Le droit à la ville : pour une ville vivable, pour toutes et tous

Le droit à la ville est une exigence démocratique. C'est le droit de vivre pleinement la ville : d'y habiter dignement, d'y circuler librement, d'y rester, de s'y exprimer, d'y créer du commun.
📚 Théorisé dès 1968 par Henri Lefebvre, ce droit est d'abord un refus : refus de laisser la fabrique de la ville aux seuls intérêts privés, refus d'un urbanisme imposé par un pouvoir vertical, sourd aux aspirations des habitant·es. Il naît dans un contexte d'expulsions massives des classes populaires des centres urbains, sous l'effet de la spéculation, de la gentrification et d'un aménagement conçu sans, voire contre, les populations.
Mais c'est aussi une aspiration : repenser la ville comme un bien commun. Une ville que l'on ne se contente pas de traverser ou de consommer, mais que l'on façonne collectivement. Une ville que l'on habite en y participant pleinement — en décidant, en débattant, en créant des lieux, des usages, des solidarités.
🌍 Le droit à la ville s'incarne dans le droit à l'espace public. Un espace réellement partagé, accessible à toutes et tous : enfants, femmes, personnes âgées, racisé·es, personnes précaires, personnes en situation de handicap. C'est là que se joue une lutte silencieuse mais décisive contre l'ordre social établi : penser l'espace public autrement, c'est penser la société autrement. Refuser l'aseptisation, reconnaître les conflictualités, faire place à l'imprévu : c'est une démarche profondément politique, pour mieux faire société. Le droit à la ville implique d'accepter que l'espace public soit un lieu de contestation des pouvoirs, où le droit de manifester y est sanctuarisé.
🚷 Dans de nombreuses villes, pourtant, l'espace public se transforme au détriment de sa vocation universelle. Ici, des bancs sont supprimés. Là, des arrêtés anti-mendicité se multiplient. Ailleurs, des dispositifs "anti-indésirables" redéfinissent qui peut ou non occuper l'espace. L'accès libre, sans but marchand, devient une exception. Dormir dehors est criminalisé, flâner devient suspect. On ne fait plus place à l'habitant·e, mais au consommateur rentable.
🛑 Cette privatisation rampante — parfois insidieuse, parfois assumée — fragmente la ville. Zones commerciales sécurisées, lotissements fermés (gated communities), mobilier urbain dissuasif, gestion déléguée à des acteurs privés… autant de pratiques qui dessinent une ville triée, filtrée, surveillée. Ce ne sont pas toutes les villes, mais ce sont des tendances bien réelles.

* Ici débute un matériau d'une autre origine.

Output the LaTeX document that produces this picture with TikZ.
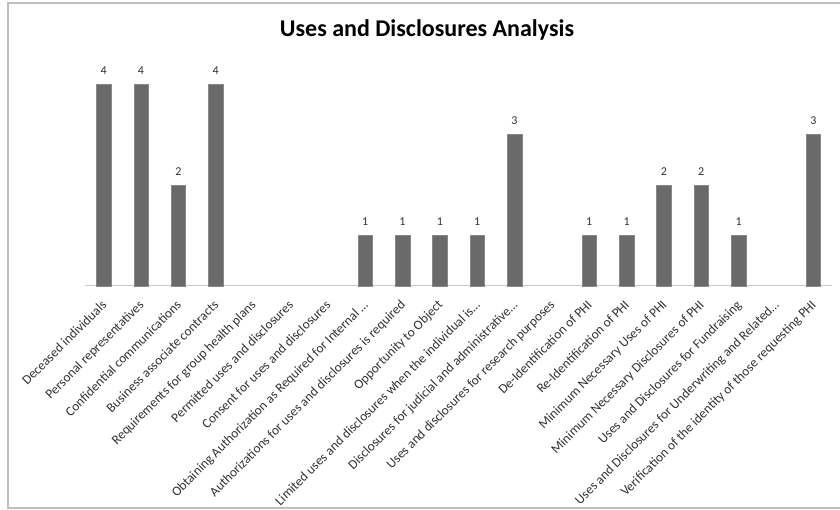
\documentclass[tikz,border=0pt]{standalone}
\usepackage{fontspec}
\setmainfont{Carlito}
\definecolor{barfill}{RGB}{106,106,106}
\definecolor{framec}{RGB}{190,190,190}
\definecolor{axisc}{RGB}{200,200,200}
\definecolor{txt}{RGB}{50,50,50}
\begin{document}
\begin{tikzpicture}[x=1pt,y=-1pt,
  charttitle/.style={font=\fontsize{24}{28}\selectfont\bfseries, text=black, inner sep=0pt, anchor=base},
  barbox/.style={fill=barfill, draw=barfill!80!white, line width=0.4pt, minimum width=14.5pt, inner sep=0pt, anchor=south},
  vallab/.style={font=\fontsize{12}{14}\selectfont, text=txt, inner sep=0pt, anchor=base},
  axlab/.style={font=\fontsize{13.3}{15}\selectfont, text=txt, inner sep=0pt, anchor=north east, rotate=45},
  frameline/.style={draw=framec, line width=1.5pt},
  axisline/.style={draw=axisc, line width=1pt}]
\useasboundingbox (0,0) rectangle (840,510);
\draw[frameline] (8,3) rectangle (850,508);
\node[charttitle] (title) at (427,37) {Uses and Disclosures Analysis};
\coordinate (axL) at (85,286);
\coordinate (axR) at (832,286);
\draw[axisline] (axL) -- (axR);
\foreach \i/\v/\t in {
  1/4/Deceased individuals,
  2/4/Personal representatives,
  3/2/Confidential communications,
  4/4/Business associate contracts,
  5/0/Requirements for group health plans,
  6/0/Permitted uses and disclosures,
  7/0/Consent for uses and disclosures,
  8/1/Obtaining Authorization as Required for Internal …,
  9/1/Authorizations for uses and disclosures is required,
  10/1/Opportunity to Object,
  11/1/Limited uses and disclosures when the individual is…,
  12/3/Disclosures for judicial and administrative…,
  13/0/Uses and disclosures for research purposes,
  14/1/De-Identification of PHI,
  15/1/Re-Identification of PHI,
  16/2/Minimum Necessary Uses of PHI,
  17/2/Minimum Necessary Disclosures of PHI,
  18/1/Uses and Disclosures for Fundraising,
  19/0/Uses and Disclosures for Underwriting and Related…,
  20/3/Verification of the identity of those requesting PHI} {
  \pgfmathsetmacro\cx{85+(\i-0.5)*37.35}
  \pgfmathsetmacro\tp{286-50.4*\v}
  \pgfmathsetmacro\bh{50.4*\v}
  \ifnum\v>0
    \node[barbox, minimum height=\bh pt] (bar\i) at (\cx,286) {};
    \node[vallab] (val\i) at (\cx,\tp-10) {\v};
  \fi
  \node[axlab] (lab\i) at (\cx-3,299) {\t};
}
\end{tikzpicture}
\end{document}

🔍 Le confinement a servi de révélateur. Il a mis en lumière les inégalités d'accès à l'espace, la brutalité du mal-logement, la violence d'un urbanisme qui confine certains à l'inconfort, à l'isolement ou à l'invisibilité. Il a aussi rappelé la valeur de la proximité et la nécessité d'un accès universel à la nature, aux services, aux équipements de quartier. Il a ravivé les enjeux de mobilité sobre, de ville du quart d'heure, de ville polycentrique.
🎯 Pour les écologistes, défendre le droit à la ville, c'est :
– garantir un accès égal et libre à l'espace public, indépendamment de l'âge, du genre, de l'origine ou du statut social ; – lutter contre la ségrégation spatiale et la spéculation foncière ;
– refuser la ville fonctionnelle qui assigne chacun à un lieu unique (dormir ici, travailler là, consommer ailleurs), et revaloriser des centralités locales vivantes ;
– affirmer que le droit à la ville, c'est aussi le droit à un logement digne, à des transports publics accessibles, à des espaces pour se poser, se rencontrer, s'exprimer.
⚠️ Cela suppose aussi de repenser nos outils de participation, de refuser les dispositifs qui n'impliquent que les plus favorisés ou les plus diplômés, de construire une véritable citoyenneté habitante, inclusive, continue, réelle. Sans cela, on ne ferait que déplacer l'exclusion.
✊ Le droit à la ville, c'est le droit d'être là. Sans avoir à consommer. Sans avoir à se justifier. Sans avoir à prouver qu'on le mérite. C'est un droit à la proximité, à la lenteur, à l'anonymat aussi. Et c'est, profondément, un projet écologique, social, féministe et démocratique.